- [Short exercise] Take the lines beginning with the one that contains "Reproduce this chart with Chart.js." and ending with the one that contains "const yTicks = [0, 0.1, 0.2, 0.3, 0.4, 0.5, 0.6];", and set them down exactly. Omit all pictures.
┌─ Provided records
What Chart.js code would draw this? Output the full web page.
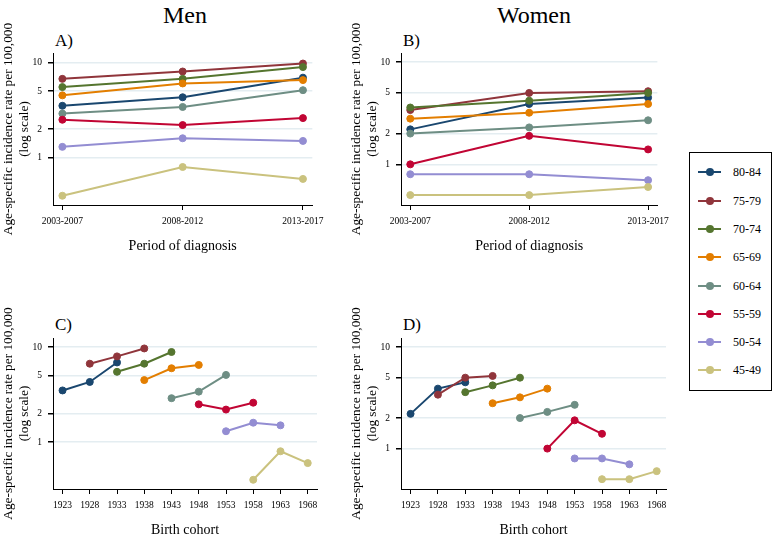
└─
┌─ Provided records
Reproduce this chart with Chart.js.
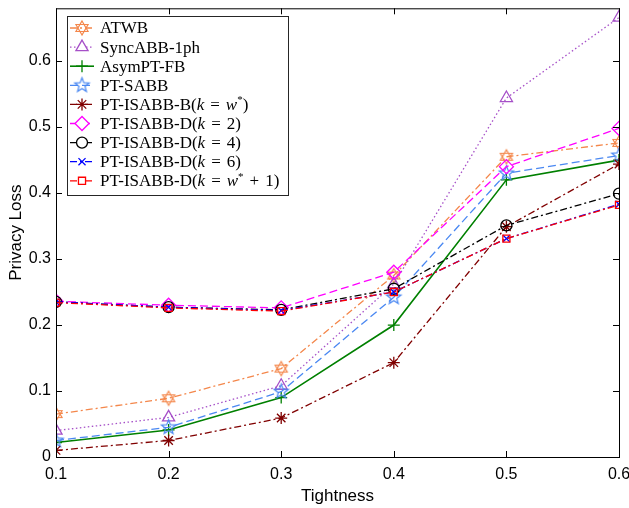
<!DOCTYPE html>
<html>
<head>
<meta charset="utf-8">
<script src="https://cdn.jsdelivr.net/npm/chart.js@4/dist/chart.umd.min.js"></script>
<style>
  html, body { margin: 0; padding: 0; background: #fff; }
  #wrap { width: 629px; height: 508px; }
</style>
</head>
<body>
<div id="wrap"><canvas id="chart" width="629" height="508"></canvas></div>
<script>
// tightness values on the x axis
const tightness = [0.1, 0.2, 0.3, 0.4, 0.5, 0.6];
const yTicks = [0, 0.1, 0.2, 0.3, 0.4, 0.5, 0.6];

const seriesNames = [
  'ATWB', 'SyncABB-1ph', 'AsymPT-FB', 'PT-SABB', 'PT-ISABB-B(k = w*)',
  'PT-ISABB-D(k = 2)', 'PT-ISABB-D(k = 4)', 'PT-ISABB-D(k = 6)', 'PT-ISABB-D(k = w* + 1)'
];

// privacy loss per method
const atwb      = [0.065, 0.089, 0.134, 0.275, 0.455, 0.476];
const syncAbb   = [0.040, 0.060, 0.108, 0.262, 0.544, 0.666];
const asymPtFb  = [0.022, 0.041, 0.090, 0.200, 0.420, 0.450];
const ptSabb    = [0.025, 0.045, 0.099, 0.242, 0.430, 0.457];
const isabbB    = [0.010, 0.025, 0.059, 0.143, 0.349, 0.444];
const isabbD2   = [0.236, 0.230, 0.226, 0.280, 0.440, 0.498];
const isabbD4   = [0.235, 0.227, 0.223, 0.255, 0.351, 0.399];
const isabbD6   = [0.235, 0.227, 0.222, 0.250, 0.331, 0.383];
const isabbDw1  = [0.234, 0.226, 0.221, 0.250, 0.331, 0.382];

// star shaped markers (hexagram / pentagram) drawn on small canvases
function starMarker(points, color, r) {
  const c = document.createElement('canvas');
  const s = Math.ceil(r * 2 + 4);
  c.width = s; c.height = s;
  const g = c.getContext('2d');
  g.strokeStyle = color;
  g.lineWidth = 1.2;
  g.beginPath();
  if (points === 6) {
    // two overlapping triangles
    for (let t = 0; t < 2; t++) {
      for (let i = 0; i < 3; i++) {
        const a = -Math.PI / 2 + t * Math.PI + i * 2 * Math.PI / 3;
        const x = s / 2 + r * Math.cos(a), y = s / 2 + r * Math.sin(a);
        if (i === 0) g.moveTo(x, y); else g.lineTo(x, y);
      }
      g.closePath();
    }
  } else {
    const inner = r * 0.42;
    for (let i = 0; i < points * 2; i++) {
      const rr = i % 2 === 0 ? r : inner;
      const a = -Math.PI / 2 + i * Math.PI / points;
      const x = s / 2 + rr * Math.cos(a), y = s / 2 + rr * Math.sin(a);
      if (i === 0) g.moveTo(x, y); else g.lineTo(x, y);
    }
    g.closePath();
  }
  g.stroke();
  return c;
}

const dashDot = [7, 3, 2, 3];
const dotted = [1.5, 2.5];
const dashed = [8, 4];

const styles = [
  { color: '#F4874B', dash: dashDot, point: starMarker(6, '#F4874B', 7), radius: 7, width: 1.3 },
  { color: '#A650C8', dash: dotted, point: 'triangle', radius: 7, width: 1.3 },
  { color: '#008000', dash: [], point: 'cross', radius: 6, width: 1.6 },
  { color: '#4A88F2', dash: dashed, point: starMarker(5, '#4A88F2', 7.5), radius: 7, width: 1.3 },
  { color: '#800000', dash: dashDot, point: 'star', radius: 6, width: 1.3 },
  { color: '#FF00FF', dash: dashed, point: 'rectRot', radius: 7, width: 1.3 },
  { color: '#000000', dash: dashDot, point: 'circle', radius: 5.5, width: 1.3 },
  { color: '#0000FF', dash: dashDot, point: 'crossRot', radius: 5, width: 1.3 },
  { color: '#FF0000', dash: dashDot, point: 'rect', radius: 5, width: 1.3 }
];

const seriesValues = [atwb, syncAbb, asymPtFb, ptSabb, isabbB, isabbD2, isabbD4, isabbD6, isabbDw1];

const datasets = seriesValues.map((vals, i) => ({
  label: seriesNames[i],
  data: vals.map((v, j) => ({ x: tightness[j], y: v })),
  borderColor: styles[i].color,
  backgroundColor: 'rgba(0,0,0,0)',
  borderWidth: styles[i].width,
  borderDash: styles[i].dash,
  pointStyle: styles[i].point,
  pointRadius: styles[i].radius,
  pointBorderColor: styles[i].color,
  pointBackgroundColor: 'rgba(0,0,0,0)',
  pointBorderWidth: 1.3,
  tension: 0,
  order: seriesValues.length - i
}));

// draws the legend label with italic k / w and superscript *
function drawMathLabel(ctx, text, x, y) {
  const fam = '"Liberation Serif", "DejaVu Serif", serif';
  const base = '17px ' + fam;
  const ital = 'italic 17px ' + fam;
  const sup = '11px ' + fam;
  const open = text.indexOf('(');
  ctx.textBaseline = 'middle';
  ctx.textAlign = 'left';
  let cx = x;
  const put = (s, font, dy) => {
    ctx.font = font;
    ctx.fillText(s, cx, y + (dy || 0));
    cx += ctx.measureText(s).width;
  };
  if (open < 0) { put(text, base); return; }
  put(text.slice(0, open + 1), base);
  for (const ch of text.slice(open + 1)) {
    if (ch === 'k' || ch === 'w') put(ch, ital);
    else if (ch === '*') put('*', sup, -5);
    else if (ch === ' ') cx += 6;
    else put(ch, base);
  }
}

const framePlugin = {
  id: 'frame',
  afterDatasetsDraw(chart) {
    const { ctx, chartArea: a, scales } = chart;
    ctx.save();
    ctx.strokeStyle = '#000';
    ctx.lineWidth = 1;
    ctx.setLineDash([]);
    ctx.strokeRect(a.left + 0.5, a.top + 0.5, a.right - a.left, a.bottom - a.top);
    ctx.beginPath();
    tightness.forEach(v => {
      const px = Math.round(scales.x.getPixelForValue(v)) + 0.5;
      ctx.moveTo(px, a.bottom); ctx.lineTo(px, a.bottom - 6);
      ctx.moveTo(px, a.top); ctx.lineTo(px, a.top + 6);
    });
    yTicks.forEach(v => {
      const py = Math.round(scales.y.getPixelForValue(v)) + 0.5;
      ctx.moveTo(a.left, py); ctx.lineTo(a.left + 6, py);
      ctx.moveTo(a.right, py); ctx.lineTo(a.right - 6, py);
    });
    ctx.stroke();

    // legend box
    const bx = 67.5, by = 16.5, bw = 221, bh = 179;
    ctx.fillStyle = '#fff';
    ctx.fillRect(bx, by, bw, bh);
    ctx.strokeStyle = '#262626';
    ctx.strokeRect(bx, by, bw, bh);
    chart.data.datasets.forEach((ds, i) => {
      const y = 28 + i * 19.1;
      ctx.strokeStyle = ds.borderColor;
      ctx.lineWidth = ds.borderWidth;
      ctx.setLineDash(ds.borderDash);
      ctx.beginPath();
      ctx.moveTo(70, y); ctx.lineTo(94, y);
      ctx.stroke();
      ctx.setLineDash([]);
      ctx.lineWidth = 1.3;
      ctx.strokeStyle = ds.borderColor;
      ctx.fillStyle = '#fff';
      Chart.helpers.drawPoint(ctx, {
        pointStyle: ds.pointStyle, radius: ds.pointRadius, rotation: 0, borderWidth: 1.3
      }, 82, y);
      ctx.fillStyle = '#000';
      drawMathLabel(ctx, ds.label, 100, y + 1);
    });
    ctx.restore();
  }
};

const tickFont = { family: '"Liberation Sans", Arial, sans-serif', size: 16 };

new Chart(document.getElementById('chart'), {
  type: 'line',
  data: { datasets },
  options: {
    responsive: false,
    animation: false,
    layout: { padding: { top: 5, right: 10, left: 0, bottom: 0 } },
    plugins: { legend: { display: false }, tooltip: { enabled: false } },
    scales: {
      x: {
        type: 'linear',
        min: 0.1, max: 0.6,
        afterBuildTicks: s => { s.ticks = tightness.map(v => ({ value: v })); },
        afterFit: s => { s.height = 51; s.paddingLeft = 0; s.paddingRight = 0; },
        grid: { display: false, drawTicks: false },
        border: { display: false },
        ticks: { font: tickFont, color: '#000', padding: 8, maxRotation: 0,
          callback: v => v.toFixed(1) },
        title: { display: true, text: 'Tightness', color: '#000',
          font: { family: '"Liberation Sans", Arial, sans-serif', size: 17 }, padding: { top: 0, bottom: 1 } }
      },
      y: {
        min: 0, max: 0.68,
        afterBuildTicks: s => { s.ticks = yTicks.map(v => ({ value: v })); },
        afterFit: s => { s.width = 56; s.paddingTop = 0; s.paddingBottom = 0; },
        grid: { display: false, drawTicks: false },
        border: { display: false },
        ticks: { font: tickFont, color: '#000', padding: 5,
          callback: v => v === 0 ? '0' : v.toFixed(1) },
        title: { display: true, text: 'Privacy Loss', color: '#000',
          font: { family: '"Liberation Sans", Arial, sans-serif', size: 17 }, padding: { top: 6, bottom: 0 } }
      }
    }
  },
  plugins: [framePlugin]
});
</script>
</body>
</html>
└─
┌─ Provided records
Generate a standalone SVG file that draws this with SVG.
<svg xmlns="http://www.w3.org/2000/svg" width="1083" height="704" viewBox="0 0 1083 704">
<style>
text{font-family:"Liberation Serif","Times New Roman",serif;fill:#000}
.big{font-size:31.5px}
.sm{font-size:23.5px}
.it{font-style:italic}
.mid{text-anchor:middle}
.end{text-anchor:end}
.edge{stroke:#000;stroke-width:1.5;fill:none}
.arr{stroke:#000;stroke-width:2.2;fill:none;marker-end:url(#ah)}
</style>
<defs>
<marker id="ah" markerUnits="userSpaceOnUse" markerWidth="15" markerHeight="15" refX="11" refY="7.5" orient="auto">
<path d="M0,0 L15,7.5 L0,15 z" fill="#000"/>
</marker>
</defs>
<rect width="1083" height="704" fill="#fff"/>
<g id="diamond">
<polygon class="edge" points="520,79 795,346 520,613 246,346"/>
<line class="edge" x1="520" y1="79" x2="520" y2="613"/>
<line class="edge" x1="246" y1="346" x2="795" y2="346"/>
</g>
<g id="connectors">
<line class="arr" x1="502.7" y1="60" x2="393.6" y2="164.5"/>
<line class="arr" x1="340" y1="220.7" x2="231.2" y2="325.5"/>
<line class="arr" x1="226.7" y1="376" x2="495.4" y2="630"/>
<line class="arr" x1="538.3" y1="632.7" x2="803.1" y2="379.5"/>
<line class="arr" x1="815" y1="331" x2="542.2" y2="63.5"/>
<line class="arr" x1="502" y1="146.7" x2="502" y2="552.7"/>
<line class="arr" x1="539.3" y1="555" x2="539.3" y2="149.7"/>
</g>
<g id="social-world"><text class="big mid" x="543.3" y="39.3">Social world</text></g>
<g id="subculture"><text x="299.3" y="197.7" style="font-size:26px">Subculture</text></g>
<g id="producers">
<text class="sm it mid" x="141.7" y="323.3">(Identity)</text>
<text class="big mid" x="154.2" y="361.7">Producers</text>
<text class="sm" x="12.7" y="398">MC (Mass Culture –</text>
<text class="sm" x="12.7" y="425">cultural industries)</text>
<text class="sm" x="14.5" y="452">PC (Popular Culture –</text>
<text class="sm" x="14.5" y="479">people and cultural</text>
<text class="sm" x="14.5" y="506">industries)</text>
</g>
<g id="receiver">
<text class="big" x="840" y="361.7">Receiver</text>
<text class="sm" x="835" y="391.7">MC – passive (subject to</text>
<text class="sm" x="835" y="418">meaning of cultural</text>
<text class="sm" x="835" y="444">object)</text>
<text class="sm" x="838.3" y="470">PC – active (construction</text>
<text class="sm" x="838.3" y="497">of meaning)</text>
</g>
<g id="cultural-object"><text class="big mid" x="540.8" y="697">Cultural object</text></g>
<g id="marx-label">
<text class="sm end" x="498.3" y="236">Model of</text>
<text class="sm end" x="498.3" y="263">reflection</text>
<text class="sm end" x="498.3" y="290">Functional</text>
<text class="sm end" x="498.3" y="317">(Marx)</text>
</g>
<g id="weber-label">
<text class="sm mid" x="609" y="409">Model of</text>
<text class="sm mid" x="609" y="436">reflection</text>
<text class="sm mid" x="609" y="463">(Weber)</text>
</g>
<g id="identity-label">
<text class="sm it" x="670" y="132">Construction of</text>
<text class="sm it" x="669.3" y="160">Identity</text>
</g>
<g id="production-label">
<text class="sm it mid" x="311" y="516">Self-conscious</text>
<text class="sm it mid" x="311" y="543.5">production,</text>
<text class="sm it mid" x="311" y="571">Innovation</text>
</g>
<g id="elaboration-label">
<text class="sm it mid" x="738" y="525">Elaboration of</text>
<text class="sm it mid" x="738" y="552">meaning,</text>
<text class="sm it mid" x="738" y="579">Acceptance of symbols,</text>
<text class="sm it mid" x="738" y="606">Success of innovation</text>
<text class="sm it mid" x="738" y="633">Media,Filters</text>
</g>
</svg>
└─
- [Result of this task]
Reproduce this chart with Chart.js.
<!DOCTYPE html>
<html>
<head>
<meta charset="utf-8">
<script src="https://cdn.jsdelivr.net/npm/chart.js@4/dist/chart.umd.min.js"></script>
<style>
  html, body { margin: 0; padding: 0; background: #fff; }
  #wrap { width: 629px; height: 508px; }
</style>
</head>
<body>
<div id="wrap"><canvas id="chart" width="629" height="508"></canvas></div>
<script>
// tightness values on the x axis
const tightness = [0.1, 0.2, 0.3, 0.4, 0.5, 0.6];
const yTicks = [0, 0.1, 0.2, 0.3, 0.4, 0.5, 0.6];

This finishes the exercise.